Seit der Bundesrat vor zwei Wochen gestützt auf das Epidemiengesetz die «besondere Lage» ausgerufen hat, ist die Lage wegen des Coronavirus schlimmer geworden. Der Bundesrat befasst sich heute Freitag erneut mit der aktuellen Situation.
Grosser Handlungsspielraum für den Bundesrat
Die «besondere Lage», die nach wie vor gilt und die der Bundesrat verlängern kann, gibt ihm eine ganze Reihe von weiteren möglichen Massnahmen in die Hand:
- Er könnte die Zahl der zugelassenen Teilnehmenden an Veranstaltungen senken. Diese Limite liegt im Moment noch bei 1000.

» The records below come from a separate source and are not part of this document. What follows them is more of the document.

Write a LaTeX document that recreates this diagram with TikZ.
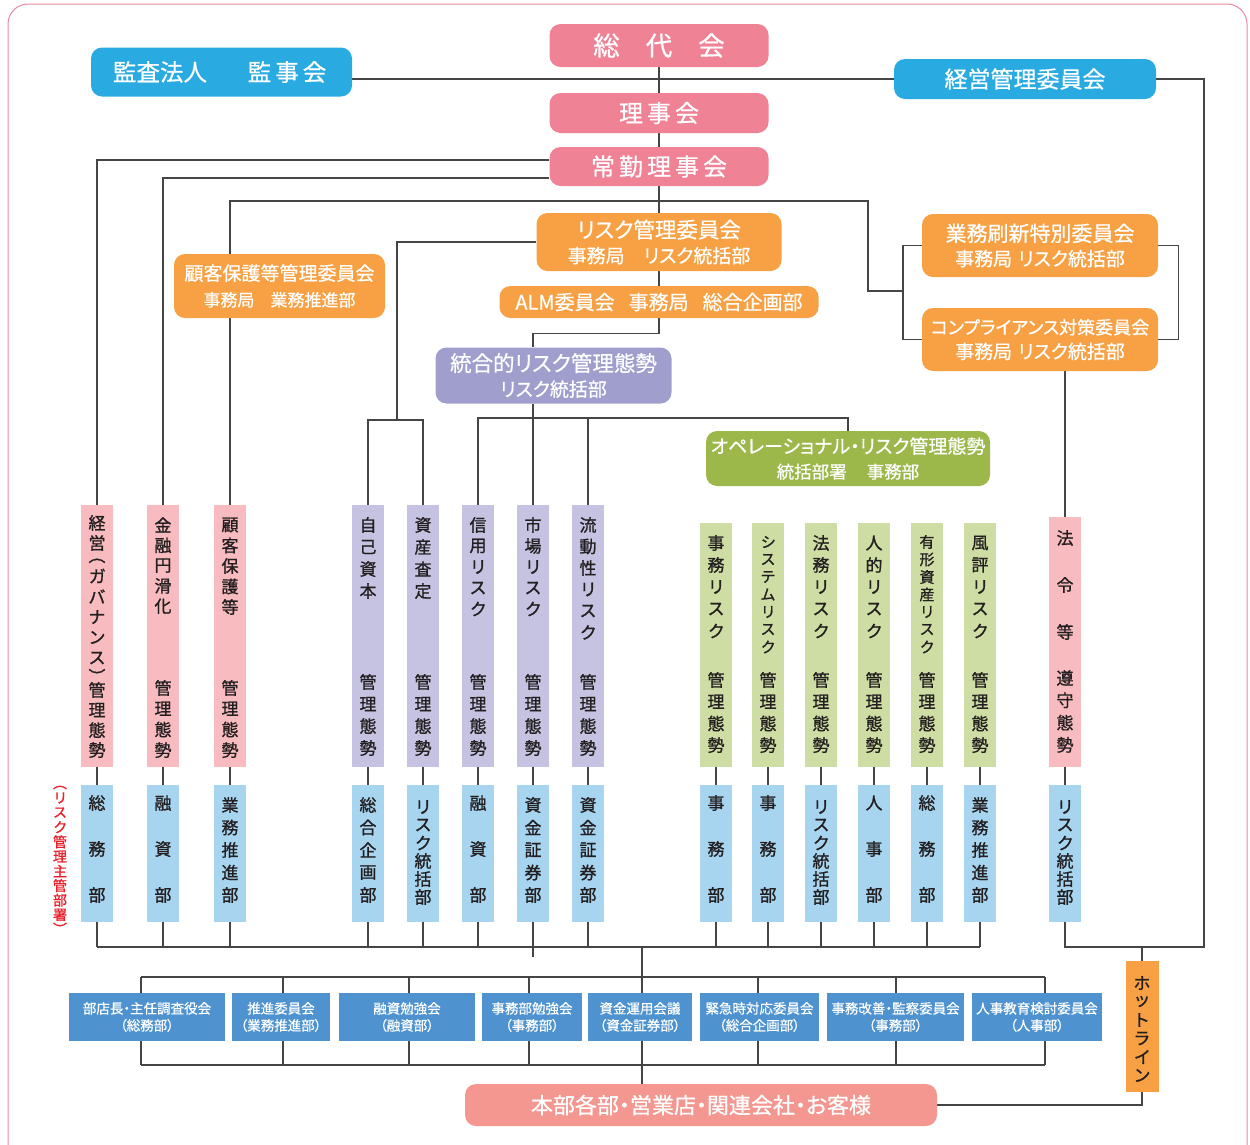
\documentclass[tikz,border=0pt]{standalone}
\usepackage{fontspec}
\setmainfont{Noto Sans CJK JP}[RawFeature=+palt,FakeBold=0.6]
\newfontfamily\vfam{Noto Sans CJK JP}[RawFeature=+palt,FakeBold=1.1]
\usetikzlibrary{backgrounds}
\definecolor{hpink}{HTML}{F08296}
\definecolor{hblue}{HTML}{29ABE2}
\definecolor{horange}{HTML}{F7A144}
\definecolor{hpurple}{HTML}{A09ECD}
\definecolor{hgreen}{HTML}{9CB84B}
\definecolor{cpink}{HTML}{F8BCC0}
\definecolor{cpurple}{HTML}{C5C3E1}
\definecolor{cgreen}{HTML}{CDDDA3}
\definecolor{cblue}{HTML}{A7D5F0}
\definecolor{kblue}{HTML}{4E93CF}
\definecolor{salmon}{HTML}{F49791}
\definecolor{framec}{HTML}{E98AA0}
\definecolor{lncol}{HTML}{454545}
\definecolor{txt}{HTML}{231F20}
\definecolor{redt}{HTML}{E8202A}
\newcommand\vcs[6][]{\foreach \vc [count=\vi] in {#6}{\node[vch,#1] (#2-\vi) at (#3,{#4+(\vi-1)*#5}) {\vc};}}
\begin{document}
\begin{tikzpicture}[x=1pt,y=-1pt,
 ln/.style={draw=lncol,line width=1.2pt},
 hdr/.style={rounded corners=11pt,inner sep=0pt,text=white,align=center},
 colbox/.style={inner sep=0pt,minimum width=32.5pt},
 upk/.style={colbox,fill=cpink,minimum height=262pt},
 upu/.style={colbox,fill=cpurple,minimum height=262pt},
 ugr/.style={colbox,fill=cgreen,minimum height=244pt},
 lbl/.style={colbox,fill=cblue,minimum height=137pt},
 vch/.style={inner sep=0pt,text=txt,font=\vfam\fontsize{17}{17}\selectfont},
 vsm/.style={font=\vfam\fontsize{15}{15}\selectfont},
 vpar/.style={vch,rotate=-90},
 kbox/.style={fill=kblue,inner sep=0pt,minimum height=48pt,text=white,align=center,font=\fontsize{13.5}{17}\selectfont}]
\useasboundingbox (0,0) rectangle (1250,1144);

% ---------- header boxes ----------
\node[hdr,fill=hpink,minimum width=219pt,minimum height=43pt,font=\fontsize{26.5}{26.5}\selectfont] (sodai) at (659,45.5) {総\hspace{26pt}代\hspace{26pt}会};
\node[hdr,fill=hblue,minimum width=261pt,minimum height=49pt] (kansa) at (221.5,72) {};
\node[inner sep=0pt,text=white,font=\fontsize{23.5}{23.5}\selectfont] (kansaL) at (160,72) {監査法人};
\node[inner sep=0pt,text=white,font=\fontsize{23.5}{23.5}\selectfont] (kansaR) at (287,72) {監\hspace{4pt}事\hspace{4pt}会};
\node[hdr,fill=hblue,minimum width=262pt,minimum height=40pt,font=\fontsize{23}{23}\selectfont] (keiei) at (1025,79) {経営管理委員会};
\node[hdr,fill=hpink,minimum width=219pt,minimum height=40pt,font=\fontsize{24}{24}\selectfont] (riji) at (659,113) {理\hspace{4pt}事\hspace{4pt}会};
\node[hdr,fill=hpink,minimum width=219pt,minimum height=39pt,font=\fontsize{24}{24}\selectfont] (jokin) at (659,166.5) {常\hspace{4pt}勤\hspace{4pt}理\hspace{4pt}事\hspace{4pt}会};
\node[hdr,fill=horange,minimum width=245pt,minimum height=58pt,font=\fontsize{21.5}{25}\selectfont] (riskc) at (659,242) {リスク管理委員会\\{\fontsize{19}{25}\selectfont 事務局\hspace{19pt}リスク統括部}};
\node[hdr,fill=horange,minimum width=319pt,minimum height=32pt,font=\fontsize{20}{20}\selectfont] (alm) at (659,302) {ALM委員会\hspace{14pt}事務局\hspace{14pt}総合企画部};
\node[hdr,fill=horange,minimum width=211pt,minimum height=64pt,font=\fontsize{19}{26}\selectfont] (kokyaku) at (279.5,286) {顧客保護等管理委員会\\{\fontsize{17}{26}\selectfont 事務局\hspace{16pt}業務推進部}};
\node[hdr,fill=hpurple,minimum width=236pt,minimum height=56pt,font=\fontsize{21.5}{25}\selectfont] (togo) at (553.5,375.5) {統合的リスク管理態勢\\{\fontsize{19}{25}\selectfont リスク統括部}};
\node[hdr,fill=hgreen,minimum width=284pt,minimum height=55pt,font=\fontsize{19}{25}\selectfont] (ope) at (848,458.5) {オペレーショナル・リスク管理態勢\\{\fontsize{17.5}{25}\selectfont 統括部署\hspace{20pt}事務部}};
\node[hdr,fill=horange,minimum width=236pt,minimum height=63pt,font=\fontsize{21}{24.5}\selectfont] (gyomu) at (1040,245.5) {業務刷新特別委員会\\{\fontsize{19}{24.5}\selectfont 事務局\hspace{6pt}リスク統括部}};
\node[hdr,fill=horange,minimum width=236pt,minimum height=63pt,font=\fontsize{18}{24.5}\selectfont] (comp) at (1040,339.5) {コンプライアンス対策委員会\\{\fontsize{19}{24.5}\selectfont 事務局\hspace{6pt}リスク統括部}};
\node[hdr,fill=salmon,minimum width=472pt,minimum height=42pt,font=\fontsize{22}{22}\selectfont] (honbu) at (701,1105) {本部各部・営業店・関連会社・お客様};

% ---------- upper columns ----------
\node[upk] (u1) at (97,636) {};
\node[upk] (u2) at (163,636) {};
\node[upk] (u3) at (230,636) {};
\node[upu] (u4) at (368,636) {};
\node[upu] (u5) at (423,636) {};
\node[upu] (u6) at (478,636) {};
\node[upu] (u7) at (533,636) {};
\node[upu] (u8) at (588,636) {};
\node[ugr] (u9) at (716,645) {};
\node[ugr] (u10) at (768,645) {};
\node[ugr] (u11) at (821,645) {};
\node[ugr] (u12) at (874,645) {};
\node[ugr] (u13) at (927,645) {};
\node[ugr] (u14) at (980,645) {};
\node[colbox,fill=cpink,minimum height=250pt] (u15) at (1065,642) {};
% ---------- lower columns ----------
\foreach \i/\x in {1/97,2/163,3/230,4/368,5/423,6/478,7/533,8/588,9/716,10/768,11/821,12/874,13/927,14/980,15/1065}{\node[lbl] (l\i) at (\x,853.5) {};}

% ---------- column texts ----------
\vcs{t1a}{97}{523}{20}{経,営}
\node[vpar] (t1p) at (97,559) {（};
\vcs{t1b}{97}{576}{20.5}{ガ,バ,ナ,ン,ス}
\node[vpar] (t1q) at (97,673) {）};
\vcs{t1c}{97}{690}{20}{管,理,態,勢}
\vcs{t2a}{163}{525}{20.3}{金,融,円,滑,化}
\vcs{t2b}{163}{688}{20.7}{管,理,態,勢}
\vcs{t3a}{230}{525}{20.5}{顧,客,保,護,等}
\vcs{t3b}{230}{688}{20.7}{管,理,態,勢}
\vcs{t4a}{368}{525}{22}{自,己,資,本}
\vcs{t4b}{368}{682}{22}{管,理,態,勢}
\vcs{t5a}{423}{525}{22}{資,産,査,定}
\vcs{t5b}{423}{682}{22}{管,理,態,勢}
\vcs{t6a}{478}{525}{21}{信,用,リ,ス,ク}
\vcs{t6b}{478}{682}{22}{管,理,態,勢}
\vcs{t7a}{533}{525}{21}{市,場,リ,ス,ク}
\vcs{t7b}{533}{682}{22}{管,理,態,勢}
\vcs{t8a}{588}{525}{21.5}{流,動,性,リ,ス,ク}
\vcs{t8b}{588}{682}{22}{管,理,態,勢}
\vcs{t9a}{716}{543}{22}{事,務,リ,ス,ク}
\vcs{t9b}{716}{680}{21.7}{管,理,態,勢}
\vcs[vsm]{t10a}{768}{542}{17.5}{シ,ス,テ,ム,リ,ス,ク}
\vcs{t10b}{768}{680}{21.7}{管,理,態,勢}
\vcs{t11a}{821}{543}{22}{法,務,リ,ス,ク}
\vcs{t11b}{821}{680}{21.7}{管,理,態,勢}
\vcs{t12a}{874}{543}{22}{人,的,リ,ス,ク}
\vcs{t12b}{874}{680}{21.7}{管,理,態,勢}
\vcs[vsm]{t13a}{927}{542}{17.5}{有,形,資,産,リ,ス,ク}
\vcs{t13b}{927}{680}{21.7}{管,理,態,勢}
\vcs{t14a}{980}{543}{22}{風,評,リ,ス,ク}
\vcs{t14b}{980}{680}{21.7}{管,理,態,勢}
\vcs{t15a}{1065}{538}{47}{法,令,等}
\vcs{t15b}{1065}{678}{22.3}{遵,守,態,勢}
% lower texts
\vcs{d1}{97}{803}{46}{総,務,部}
\vcs{d2}{163}{803}{46}{融,資,部}
\vcs{d3}{230}{805}{22.5}{業,務,推,進,部}
\vcs{d4}{368}{805}{22.5}{総,合,企,画,部}
\vcs{d5}{423}{807}{18}{リ,ス,ク,統,括,部}
\vcs{d6}{478}{803}{46}{融,資,部}
\vcs{d7}{533}{805}{22.5}{資,金,証,券,部}
\vcs{d8}{588}{805}{22.5}{資,金,証,券,部}
\vcs{d9}{716}{803}{46}{事,務,部}
\vcs{d10}{768}{803}{46}{事,務,部}
\vcs{d11}{821}{807}{18}{リ,ス,ク,統,括,部}
\vcs{d12}{874}{803}{46}{人,事,部}
\vcs{d13}{927}{803}{46}{総,務,部}
\vcs{d14}{980}{805}{22.5}{業,務,推,進,部}
\vcs{d15}{1065}{807}{18}{リ,ス,ク,統,括,部}
% red side label
\node[vpar,text=redt,font=\vfam\fontsize{14}{14}\selectfont] (redL) at (60,786) {（};
\vcs[text=redt,font=\vfam\fontsize{14}{14}\selectfont]{red}{60}{798}{14.6}{リ,ス,ク,管,理,主,管,部,署}
\node[vpar,text=redt,font=\vfam\fontsize{14}{14}\selectfont] (redR) at (60,926) {）};

% ---------- bottom committee boxes ----------
\node[kbox,minimum width=156pt] (k1) at (147,1017) {部店長・主任調査役会\\（総務部）};
\node[kbox,minimum width=98pt] (k2) at (281,1017) {推進委員会\\（業務推進部）};
\node[kbox,minimum width=136pt] (k3) at (407,1017) {融資勉強会\\（融資部）};
\node[kbox,minimum width=100pt] (k4) at (532,1017) {事務部勉強会\\（事務部）};
\node[kbox,minimum width=104pt] (k5) at (640,1017) {資金運用会議\\（資金証券部）};
\node[kbox,minimum width=119pt] (k6) at (759.5,1017) {緊急時対応委員会\\（総合企画部）};
\node[kbox,minimum width=137pt] (k7) at (895.5,1017) {事務改善・監察委員会\\（事務部）};
\node[kbox,minimum width=130pt] (k8) at (1037,1017) {人事教育検討委員会\\（人事部）};

% hotline
\node[fill=horange,inner sep=0pt,minimum width=33pt,minimum height=131pt] (hot) at (1142,1026.5) {};
\vcs{hotT}{1142}{983}{18.5}{ホ,ッ,ト,ラ,イ,ン}

% ---------- helper coordinates ----------
\coordinate (y160) at (0,160);
\coordinate (y178) at (0,178);
\coordinate (xr) at (868,201);
\coordinate (gb) at (903,291);
\coordinate (jb) at (397,420);
\coordinate (y418) at (0,418);
\coordinate (y420) at (0,420);
\coordinate (bus) at (0,947);
\coordinate (busc) at (642,947);
\coordinate (rb) at (1204,947);
\coordinate (bus2) at (0,977);
\coordinate (bus3) at (0,1065);
\foreach \n/\x in {1/141,2/283,3/409,4/529,5/642,6/758,7/896,8/1045}{\coordinate (kx\n) at (\x,1017);}

% ---------- connectors ----------
\begin{scope}[on background layer]
\draw[draw=framec,line width=1pt,rounded corners=20pt] (8,4) rectangle (1247,1170);
\draw[ln] (kansa.east |- keiei.west) -- (keiei.west);
\draw[ln] (sodai.south) -- (riji.north);
\draw[ln] (riji.south) -- (jokin.north);
\draw[ln] (jokin.south) -- (riskc.north);
\draw[ln] (riskc.south) -- (alm.north);
\draw[ln] (alm.south) -- ++(0,15) -| (togo.north -| u7.north);
\draw[ln] (togo.south -| u7.north) -- (u7.north);
\draw[ln] (u6.north) |- (ope.north |- y418) -- (ope.north);
\draw[ln] (u8.north) -- (u8.north |- y418);
\draw[ln] (u4.north) |- (u5.north |- y420) -- (u5.north);
\draw[ln] (riskc.west) -| (jb);
\draw[ln] (jokin.west |- y160) -| (u1.north);
\draw[ln] (jokin.west |- y178) -| (u2.north);
\draw[ln] (u3.north) |- (xr) |- (gb);
\draw[ln] (gyomu.west) -| (gb) |- (comp.west);
\draw[ln] (gyomu.east) -- ++(20,0) |- (comp.east);
\draw[ln] (comp.south -| u15.north) -- (u15.north);
\draw[ln] (keiei.east) -| (rb) -| (l15.south);
\draw[ln] (hot.north) -- (hot.north |- rb);
\draw[ln] (hot.south) |- (honbu.east);
\foreach \i in {1,...,15}{\draw[ln] (u\i.south) -- (l\i.north);}
\foreach \i in {1,...,14}{\draw[ln] (l\i.south) -- (l\i.south |- bus);}
\draw[ln] (l7.south) -- ++(0,35);
\draw[ln] (l1.south |- bus) -- (l14.south |- bus);
\draw[ln] (busc) -- (kx5 |- bus2);
\foreach \n in {1,...,8}{\draw[ln] (kx\n |- bus2) -- (kx\n |- bus3);}
\draw[ln] (kx1 |- bus2) -- (kx8 |- bus2);
\draw[ln] (kx1 |- bus3) -- (kx8 |- bus3);
\draw[ln] (kx5 |- bus3) -- (kx5 |- honbu.north);
\draw[white,line width=2pt] (kansa.north -| 222,0) -- (kansa.south -| 222,0);
\end{scope}
\end{tikzpicture}
\end{document}
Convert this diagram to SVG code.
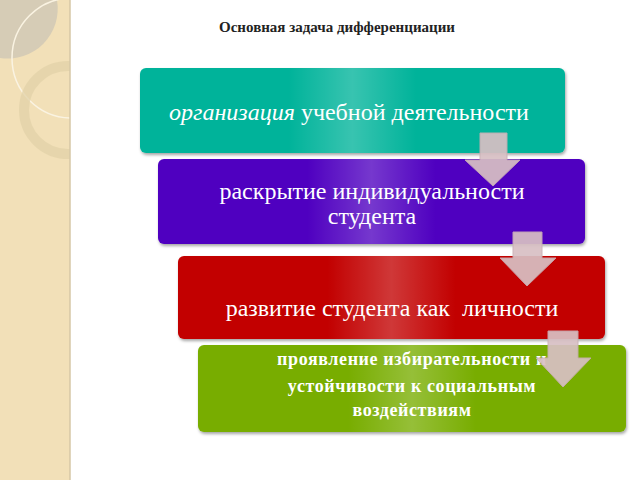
<svg xmlns="http://www.w3.org/2000/svg" width="640" height="480" viewBox="0 0 640 480">
<defs>
<linearGradient id="sh" x1="0" x2="1"><stop offset="0" stop-color="#fff" stop-opacity="0"/><stop offset="0.35" stop-color="#fff" stop-opacity="0"/><stop offset="0.5" stop-color="#fff" stop-opacity="0.22"/><stop offset="0.65" stop-color="#fff" stop-opacity="0"/><stop offset="1" stop-color="#fff" stop-opacity="0"/></linearGradient>
<filter id="ds" x="-5%" y="-10%" width="110%" height="130%"><feDropShadow dx="1" dy="2" stdDeviation="1.5" flood-opacity="0.35"/></filter>
<clipPath id="strip"><rect x="0" y="0" width="70" height="480"/></clipPath>
</defs>
<style>
.box{stroke:none;filter:url(#ds)}
.t{font-family:"Liberation Serif",serif;fill:#fff;text-anchor:middle}
.arr{fill:#d8c0c4;stroke:#c9aeb3;stroke-width:1;opacity:0.92}
</style>
<rect width="640" height="480" fill="#fff"/>
<rect x="0" y="0" width="70" height="480" fill="#f2e0b8"/>
<g clip-path="url(#strip)">
<path d="M0,0 H57 A50,50 0 0 1 0,58 Z" fill="#d6ccb6"/>
<circle cx="72" cy="58" r="60" fill="none" stroke="#faf3e2" stroke-width="1.5"/>
<circle cx="68" cy="110" r="44" fill="none" stroke="#e2d2a8" stroke-width="10" opacity="0.75"/>
</g>
<line x1="70" y1="0" x2="70" y2="480" stroke="#d6c7a6" stroke-width="1.5"/>
<text x="337" y="32" font-family="Liberation Serif,serif" font-size="15" font-weight="bold" fill="#222" text-anchor="middle">Основная задача дифференциации</text>
<g id="n1"><rect class="box" x="140" y="68" width="425" height="85" rx="6" fill="#00b39a"/><rect x="140" y="68" width="425" height="85" rx="6" fill="url(#sh)"/>
<text class="t" x="349" y="120" font-size="24"><tspan font-style="italic">организация</tspan> учебной деятельности</text></g>
<g id="n2"><rect class="box" x="158" y="159" width="427" height="85" rx="6" fill="#5000c0"/><rect x="158" y="159" width="427" height="85" rx="6" fill="url(#sh)"/>
<text class="t" x="372" y="199" font-size="24">раскрытие индивидуальности</text><text class="t" x="372" y="224" font-size="24">студента</text></g>
<g id="n3"><rect class="box" x="178" y="256" width="427" height="83" rx="6" fill="#c20000"/><rect x="178" y="256" width="427" height="83" rx="6" fill="url(#sh)"/>
<text class="t" x="392" y="316" font-size="24" xml:space="preserve">развитие студента как  личности</text></g>
<g id="n4"><rect class="box" x="198" y="345" width="428" height="87" rx="6" fill="#78ad00"/><rect x="198" y="345" width="428" height="87" rx="6" fill="url(#sh)"/>
<g font-weight="bold" letter-spacing="0.6"><text class="t" x="412" y="365" font-size="18">проявление избирательности и</text><text class="t" x="412" y="392" font-size="18">устойчивости к социальным</text><text class="t" x="412" y="416" font-size="18">воздействиям</text></g></g>
<g id="connectors">
<path class="arr" d="M480,133 H507 V160 H520 L493,186 L465,160 H480 Z"/>
<path class="arr" d="M513,232 H542 V258 H556 L527,286 L500,258 H513 Z"/>
<path class="arr" d="M548,331 H578 V358 H591 L563,387 L536,358 H548 Z"/>
</g>
</svg>
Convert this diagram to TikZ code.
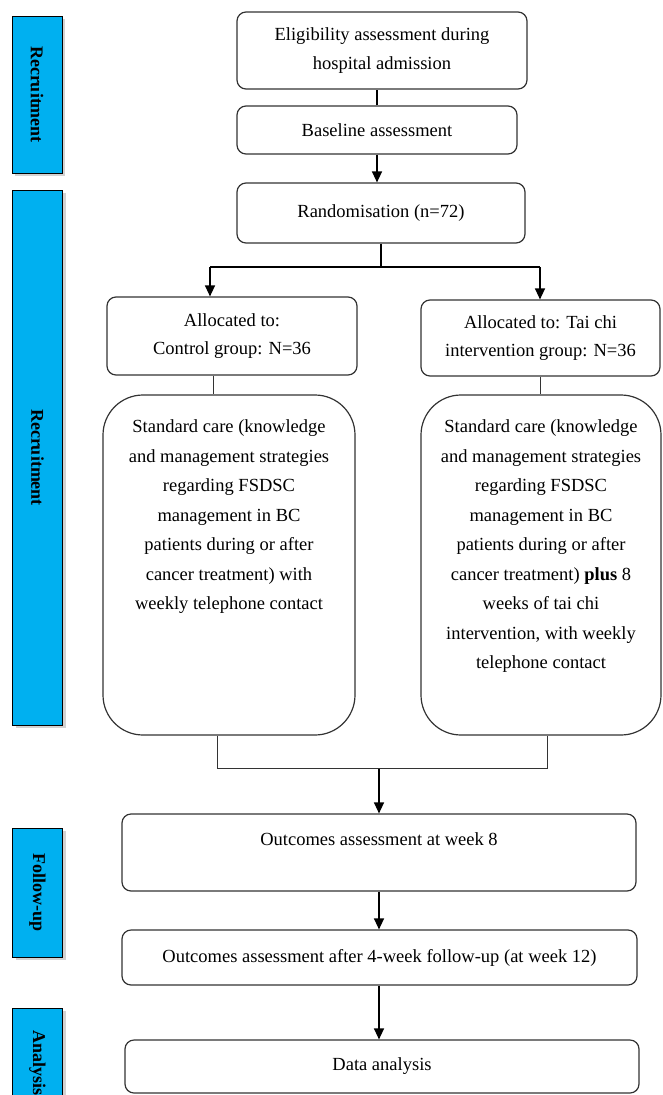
\documentclass[tikz,border=0pt]{standalone}
\usepackage{fontspec}
\setmainfont{Liberation Serif}
\usetikzlibrary{arrows.meta,positioning,shadows}
\definecolor{phaseblue}{HTML}{00B0F0}

\begin{document}
\begin{tikzpicture}[x=1pt,y=-1pt,font=\fontsize{18.5}{29}\selectfont]
\useasboundingbox (0,0) rectangle (662,1095);

% phase bars on the left
\begin{scope}[every node/.style={draw=black,line width=1pt,fill=phaseblue,minimum width=50pt,
              font=\fontsize{18}{20}\selectfont\bfseries,
              drop shadow={shadow xshift=3pt,shadow yshift=-3pt,fill=black!35}}]
	\node[minimum height=157pt] (rec1) at (37,94.5) {\rotatebox{-90}{Recruitment}};
	\node[minimum height=535pt] (rec2) at (37.5,457.5) {\rotatebox{-90}{Recruitment}};
	\node[minimum height=129pt] (fu) at (37.5,892.5) {\rotatebox{-90}{Follow-up}};
	\node[minimum height=110pt] (ana) at (37.5,1063) {\rotatebox{-90}{Analysis}};
\end{scope}

% flow boxes
\begin{scope}[every node/.style={draw=black!80,line width=1.2pt,rounded corners=9pt,align=center}]
	\node[minimum width=290pt,minimum height=77pt] (elig) at (382,50.5) {Eligibility assessment during\\hospital admission};
	\node[minimum width=280pt,minimum height=48pt] (base) at (377,130) {Baseline assessment};
	\node[minimum width=288pt,minimum height=60pt] (rand) at (381,213) {Randomisation (n=72)};
	\node[minimum width=250pt,minimum height=78pt,font=\fontsize{18.5}{28}\selectfont] (ctrl) at (232,336) {Allocated to:\\Control group: N=36};
	\node[minimum width=239pt,minimum height=76pt,font=\fontsize{18.5}{28}\selectfont] (tai) at (540.5,338) {Allocated to: Tai chi\\intervention group: N=36};
	\node[minimum width=252pt,minimum height=340pt,rounded corners=40pt] (ctrlcare) at (229,565) {};
	\node[minimum width=240pt,minimum height=340pt,rounded corners=40pt] (taicare) at (541,565) {};
	\node[minimum width=514pt,minimum height=77pt,text depth=26pt] (wk8) at (379,852.5) {Outcomes assessment at week 8};
	\node[minimum width=515pt,minimum height=55pt] (wk12) at (379.5,957.5) {Outcomes assessment after 4-week follow-up (at week 12)};
	\node[minimum width=514pt,minimum height=53pt] (data) at (382,1066.5) {Data analysis};
\end{scope}

% texts of the two arms
\begin{scope}[every node/.style={align=center,font=\fontsize{18.5}{29.5}\selectfont}]
	\node[below=22pt of ctrlcare.north] (ctrltxt) {Standard care (knowledge\\and management strategies\\regarding FSDSC\\management in BC\\patients during or after\\cancer treatment) with\\weekly telephone contact};
	\node[below=22pt of taicare.north] (taitxt) {Standard care (knowledge\\and management strategies\\regarding FSDSC\\management in BC\\patients during or after\\cancer treatment) \textbf{plus} 8\\weeks of tai chi\\intervention, with weekly\\telephone contact};
\end{scope}

\coordinate (splitL) at (210,267);
\coordinate (splitR) at (540,267);
\coordinate (mergeL) at (217,768);
\coordinate (mergeR) at (547,768);
\coordinate (mergeC) at (379,768);

\begin{scope}[>={Triangle[width=10pt,length=11pt]},line width=1.4pt]
	\draw (base.north) -- (base.north |- elig.south);
	\draw [->] (base.south) -- (rand.north -| base.south);
	\draw (rand.south) -- (rand.south |- splitL);
	\draw (splitL) -- (splitR);
	\draw [->] (splitL) -- (splitL |- ctrl.north);
	\draw [->] (splitR) -- (splitR |- tai.north);
	\draw [->] (mergeC) -- (wk8.north -| mergeC);
	\draw [->] (wk8.south -| mergeC) -- (wk12.north -| mergeC);
	\draw [->] (wk12.south -| mergeC) -- (data.north -| mergeC);
\end{scope}

\begin{scope}[draw=black!80,line width=1pt]
	\draw (ctrl.south -| 213,0) -- (ctrlcare.north -| 213,0);
	\draw (tai.south -| splitR) -- (taicare.north -| splitR);
	\draw (ctrlcare.south -| mergeL) -- (mergeL) -- (mergeR) -- (taicare.south -| mergeR);
\end{scope}
\end{tikzpicture}
\end{document}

- Er könnte den Schulbetrieb ganz oder auch nur teilweise untersagen – also zum Beispiel Unis und Gymnasien schliessen.
- Er könnte weitere öffentliche oder private Einrichtungen landesweit schliessen, zum Beispiel Schwimmbäder, Kinos oder Einkaufszentren.
- Er könnte für gewisse Gebiete oder Landesteile die Bewegungsfreiheit einschränken; also zum Beispiel Reisen dorthin oder von dort weg untersagen.
- Er könnte Ärzte und andere medizinische Fachpersonen aufbieten und dazu verpflichten, bei der Bekämpfung der Epidemie mitzuwirken.
«Ausserordentliche Lage» als letztes Mittel
All diese Massnahmen könnte der Bundesrat erlassen, ohne dabei auf sogenanntes «Notrecht» zurückgreifen zu müssen. Denn das Epidemiengesetz, dem das Volk 2012 zugestimmt hat, zählt all diese Schritte ausdrücklich auf. Erst in der «ausserordentlichen Lage» könnte der Bundesrat zu noch weitergehenden, notrechtlichen Massnahmen greifen.
Er müsste sich dann auf keine Gesetze mehr stützen, sondern könnte in Eigenregie sogenannte Polizeinotverordnungen erlassen. Voraussetzung dafür wäre – laut Gesetz – allerdings, dass die Landesregierung die Corona-Epidemie als nationale Bedrohung einstuft, die die innere und äussere Sicherheit der Schweiz gefährdet.
«Notstand» heisst nicht «Notrecht»
Von «Notrecht», dem letzten Mittel staatlichen Handelns in einer Demokratie, machte der Bundesrat zuletzt im Zweiten Weltkrieg im grösseren Stil Gebrauch. «Notrecht» ist aber nicht zu verwechseln mit dem Begriff «Notstand», der seit Mittwoch in aller Munde ist.
Als erster ausgesprochen hat das Wort, wenn auch in der italienischen Version «stato di necessità», der Tessiner Regierungspräsident Christian Vitta (FDP) bei einem symbolträchtigen Auftritt mit all seinen Regierungskollegen vor den Medien.
Die Tessiner Behörden verhängten den «Notstand» gestützt auf ein kantonales Gesetz, um die Schliessung von Kinos, Schwimmbäder oder grösseren Restaurants ohne Verzug anzuordnen.
Auch andere Kantone kennen die Möglichkeit, auf ihrem Gebiet ganz oder teilweise einen «Notstand» auszurufen. Immer gilt aber: Trifft der Bundesrat gestützt auf die «besondere Lage» weitergehende Massnahmen, müssen sich die Kantone diesen fügen.